Embarrasing Admission Perfect Music Piano Tchaikovsky

Embarrasing Admission!

Besides the ‘inner prods’ to listen to Classical – which I ignored (*see ABOUT ME on the right); there were a few periods of false starts. One is when I was living in California in the late 70’s where I joined a Classical cassette club that lasted about 6 months – and the other time was way back in those innocent ‘hippie’ days – (during which I participated fully! Woodstock – yes I was there … but by accident!, Haight Ashbury, Greenwich Village, Psychedelic Utopianism etc.) In 1967 … or 68? – maybe 69! (*to quote the axiom: “If you remember the 60’s – you weren’t there”) So true!

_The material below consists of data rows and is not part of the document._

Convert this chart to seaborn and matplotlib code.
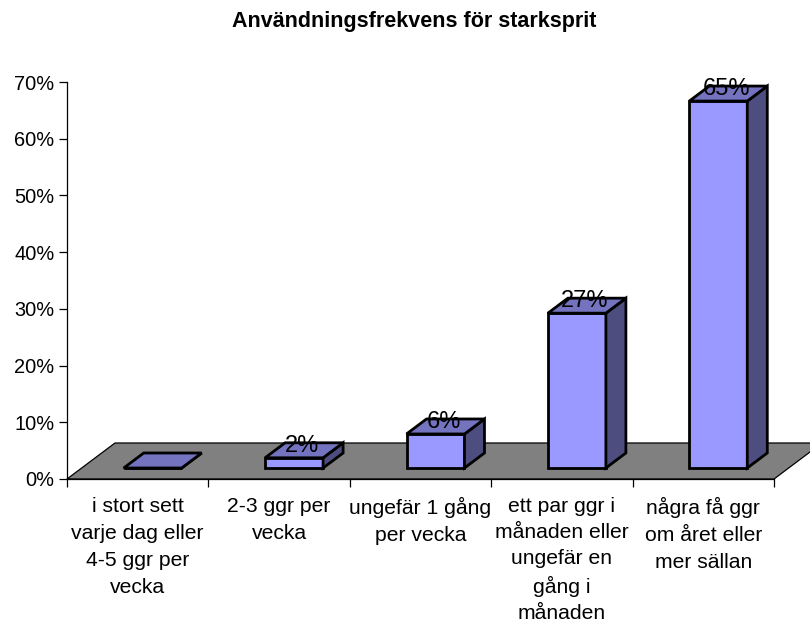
import matplotlib
matplotlib.use('Agg')
import matplotlib.pyplot as plt
from matplotlib.patches import Polygon
from matplotlib.transforms import Affine2D
import pandas as pd
import seaborn as sns

categories = ['i stort sett\nvarje dag eller\n4-5 ggr per\nvecka', '2-3 ggr per\nvecka', 'ungefär 1 gång\nper vecka',
              'ett par ggr i\nmånaden eller\nungefär en\ngång i\nmånaden', 'några få ggr\nom året eller\nmer sällan']
values = [0, 1.8, 6, 27.3, 64.7]
labels = ['', '2%', '6%', '27%', '65%']
y_ticks = [0, 10, 20, 30, 40, 50, 60, 70]
y_labels = ['0%', '10%', '20%', '30%', '40%', '50%', '60%', '70%']

sns.set_style('white')
plt.rcParams['font.family'] = ['Liberation Sans', 'DejaVu Sans']

fig = plt.figure(figsize=(8.1, 6.23), dpi=100)
ax = fig.add_axes([67 / 810, (623 - 479) / 623, 707 / 810, 397 / 623])
ax.patch.set_alpha(0)

df = pd.DataFrame({'cat': categories, 'val': values})
sns.barplot(data=df, x='cat', y='val', color='#9999FF', saturation=1, width=0.41,
            edgecolor='black', linewidth=2, ax=ax)
ax.set_xlim(-0.5, 4.5)
ax.set_ylim(0, 70)
ax.set_xlabel('')
ax.set_ylabel('')

# storlek i pixlar -> dataenheter
px_x = 5 / 707
px_y = 70 / 397

# golvet
fl_dx, fl_dy = 48 * px_x, 36 * px_y
floor = Polygon([(-0.5, 0), (4.5, 0), (4.5 + fl_dx, fl_dy), (-0.5 + fl_dx, fl_dy)], closed=True,
                facecolor='#808080', edgecolor='black', linewidth=0.9, clip_on=False, zorder=0.5)
ax.add_patch(floor)

# 3D-sidor, framsidan flyttas in på golvet
shift = ax.transData + Affine2D().translate(15, 11)
d_x, d_y = 20 * px_x, 15 * px_y
for i, bar in enumerate(ax.patches):
    if bar is floor:
        continue
    bar.set_transform(shift)
    bar.set_clip_on(False)
    bar.set_zorder(3)
    x0 = bar.get_x()
    x1 = x0 + bar.get_width()
    h = bar.get_height()
    top = Polygon([(x0, h), (x1, h), (x1 + d_x, h + d_y), (x0 + d_x, h + d_y)], closed=True, transform=shift,
                  facecolor='#7373BF', edgecolor='black', linewidth=2, clip_on=False, zorder=3)
    side = Polygon([(x1, 0), (x1 + d_x, d_y), (x1 + d_x, h + d_y), (x1, h)], closed=True, transform=shift,
                   facecolor='#4D4D80', edgecolor='black', linewidth=2, clip_on=False, zorder=3)
    ax.add_patch(side)
    ax.add_patch(top)

for i, v in enumerate(values):
    if labels[i]:
        ax.annotate(labels[i], (i, v), xytext=(23, 17), textcoords='offset pixels', ha='center', va='baseline',
                    fontsize=17, color='black', zorder=6, annotation_clip=False)

ax.set_yticks(y_ticks)
ax.set_yticklabels(y_labels, fontsize=14.4, color='black')
ax.tick_params(axis='y', which='major', left=True, length=6, width=0.9, color='black', pad=3)

# kategorinamn i mitten, streck mellan kategorierna
ax.set_xticks(range(5))
ax.set_xticklabels(categories, fontsize=15.2, color='black', linespacing=1.54)
ax.get_xticklabels()[3].set_linespacing(1.47)
ax.set_xticks([-0.5, 0.5, 1.5, 2.5, 3.5, 4.5], minor=True)
ax.tick_params(axis='x', which='major', bottom=False, length=0, pad=13)
ax.tick_params(axis='x', which='minor', bottom=True, length=6, width=0.9, color='black')

sns.despine(ax=ax)
for s in ['left', 'bottom']:
    ax.spines[s].set_color('black')
    ax.spines[s].set_linewidth(0.9)
    ax.spines[s].set_zorder(2.5)

fig.text(414 / 810, 1 - 21 / 623, 'Användningsfrekvens för starksprit', ha='center', va='center',
         fontsize=15.5, fontweight='bold', color='black')

fig.savefig('out.png', dpi=100)
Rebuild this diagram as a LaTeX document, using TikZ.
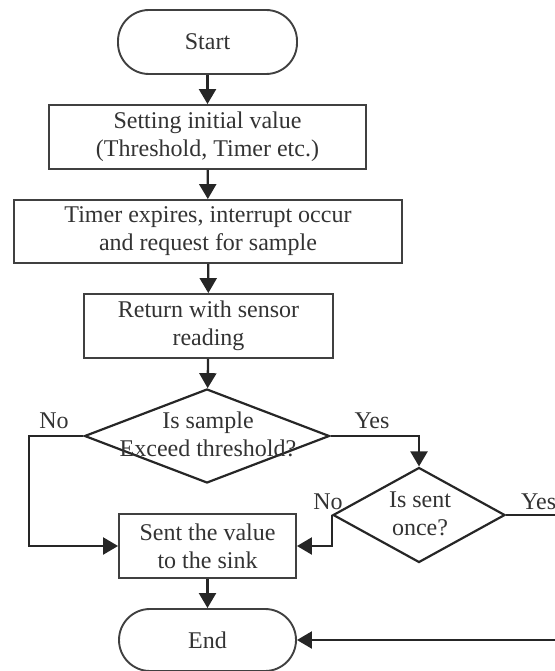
\documentclass[tikz,border=0pt]{standalone}
\usepackage{fontspec}
\setmainfont{Liberation Serif}
\usetikzlibrary{shapes.geometric,arrows.meta}
\begin{document}
\begin{tikzpicture}[x=1pt,y=-1pt,
  every node/.style={font=\fontsize{24}{28}\selectfont, text=black!80},
  box/.style={draw=black!75, line width=1.9pt, rectangle, inner sep=0pt, align=center},
  term/.style={draw=black!75, line width=1.9pt, rectangle, rounded corners=31pt, inner sep=0pt, align=center},
  dia/.style={draw=black!85, line width=2.2pt, diamond, inner sep=0pt},
  lbl/.style={inner sep=0pt, align=center},
  conn/.style={draw=black!85, line width=2.3pt, -{Triangle[length=15pt,width=17pt]}},
  plain/.style={draw=black!85, line width=2.3pt}
]
\useasboundingbox (0,0) rectangle (554,671);
\node[term, minimum width=179pt, minimum height=64pt] (start) at (207.5,42) {Start};
\node[box, minimum width=317pt, minimum height=64pt] (b1) at (207.5,137) {Setting initial value\\(Threshold, Timer etc.)};
\node[box, minimum width=388pt, minimum height=63pt] (b2) at (208,231.5) {Timer expires, interrupt occur\\and request for sample};
\node[box, minimum width=249pt, minimum height=64pt] (b3) at (208.5,326) {Return with sensor\\reading};
\node[dia, minimum width=245pt, minimum height=94pt] (d1) at (207,436) {};
\node[lbl] (d1t) at (208,434) {Is sample\\Exceed threshold?};
\node[dia, minimum width=172pt, minimum height=95pt] (d2) at (419,515) {};
\node[lbl] (d2t) at (420,514) {Is sent\\once?};
\node[box, minimum width=177pt, minimum height=64pt] (sent) at (207.5,546) {Sent the value\\to the sink};
\node[term, minimum width=177pt, minimum height=62pt] (end) at (207.5,640) {End};

\node[lbl] (no1) at (54,421) {No};
\node[lbl] (yes1) at (372,421) {Yes};
\node[lbl] (no2) at (328,502) {No};
\node[lbl, anchor=west] (yes2) at (521,502) {Yes};

\coordinate (c1) at (29,436);
\coordinate (c2) at (580,515);

\draw[conn] (start) -- (b1);
\draw[conn] (b1) -- (b2);
\draw[conn] (b2) -- (b3);
\draw[conn] (b3) -- (d1);
\draw[conn] (d1.east) -| (d2.north);
\draw[conn] (d1.west) -- (c1) |- (sent.west);
\draw[conn] (d2.west) |- (sent.east);
\draw[conn] (sent) -- (end);
\draw[conn] (d2.east) -- (c2) |- (end.east);
\end{tikzpicture}
\end{document}
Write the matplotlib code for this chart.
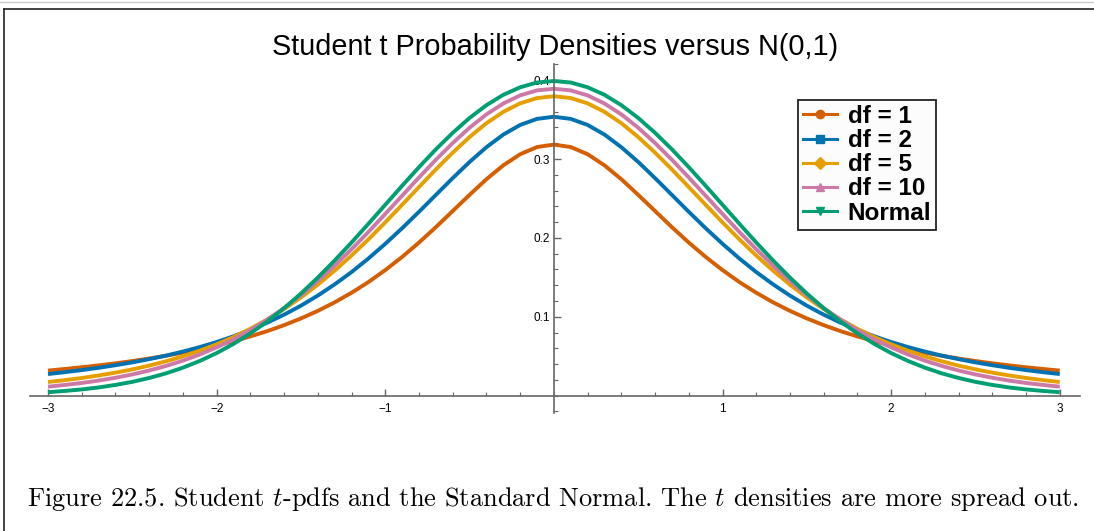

Anyway …  I was living near the Ohio State University campus in Columbus Ohio and the other day recalled an incident where I’d planned days ahead to get “high” on LSD … and go to the campus music listening room. And listen to this! I did … about 5 times! There’s no escaping the fact that this is one of the most powerful, beautiful and dynamic pieces of music ever written. BUT – I used to turn it off after the super climax, (a bit over 2 minutes into this First Movement) and play those first couple of minutes again. NOW I realise that the entire first movement is wonderful and worth listening to! ..  And it belongs in the Perfect Music section where it now lives.

(*pianist is Yevgeny Sudbin)

Tchaikovsky Piano Concerto No. 1 in B flat minor

  • Ben Leet
    July 22, 2012 at 12:48 am

    I heard Van Cliburn play T. #1 in Oakland, California, in the late ’60s. It was riveting. He was great, especially the first movement, and the second. After the first there was applause, which is rare. He looked around at the audience, I was applauding above my head, he saw me, I think. The conductor was Gerhard Samuel, by the way. Now that is almost 50 years ago. I hear the chords of the piano ascending in that section, and the main theme, a Russian complaint-theme. Maybe at the time I was impressionable, easily moved, emotional. Maybe he delivered me beyond what I perceived was in the music. It was magnificent, truly. But now, I wonder why I don’t listen to #1. Is it no longer magnificent? Am I no longer magnificent? I think that I’m no longer magnificent. What do you think, Jim? You must tell me. I never knew you were such a nut, to go into Ohio U. at Columbus, high on a psycho-delic mind numbing thing and indulge in total depravity-ecstacy inducing activity. What a lost soul! O well, you had good company, including Peter Illyich. And me, in a sense. Tell me it ain’t so and that it is so!

  • Jim
    November 8, 2008 at 6:23 am

    Good work in Germany Frank! Kept them commies outta Europe! Van Cliburn huh.
    I can’t remember clearly but I think my dad, the ultimate Chopin freak, May have looked down his nose on him … compared to Rubinstein and Horowitz – his ‘main men’

  • Frank Strauss
    November 8, 2008 at 2:28 am

    Hi Jim-You probably didn’t think you’d get brought back to June, 2008, did you? I was going through some of your categories, and picked this one up. One of my early LP’s was the Van Cliburn; I loved it and I played the heck out of it, especially that thunderous climax . As a matter of fact, I still have it. We sort of crossed paths that August weekend in 1969. You were zipping up the Thruway to Woodstock, and I was taking my first plane ride, to San Antonio, Texas, Fort Sam Houston, for basic training. I ended up working for Uncle Sugar in Germany for the next three years. No Eastern Bloc troops made it to the Riviera in those 3 years, except if they were on leave.

  • Lance
    June 7, 2008 at 2:53 pm

    Hi again Jim! Totally agree with you on Tchaikovsky’s Piano Concerto! the whole 1st movement is riddled with climaxes and the music just blows my mind!

    Anyway, (if you haven’t) you should definitely check out another wonderful piece by Tchaikovsky: Concert Fantasia in G, Op. 56. I think this piece would fit perfectly into your “perfect” music list among all the other wonderful pieces you’ve written about.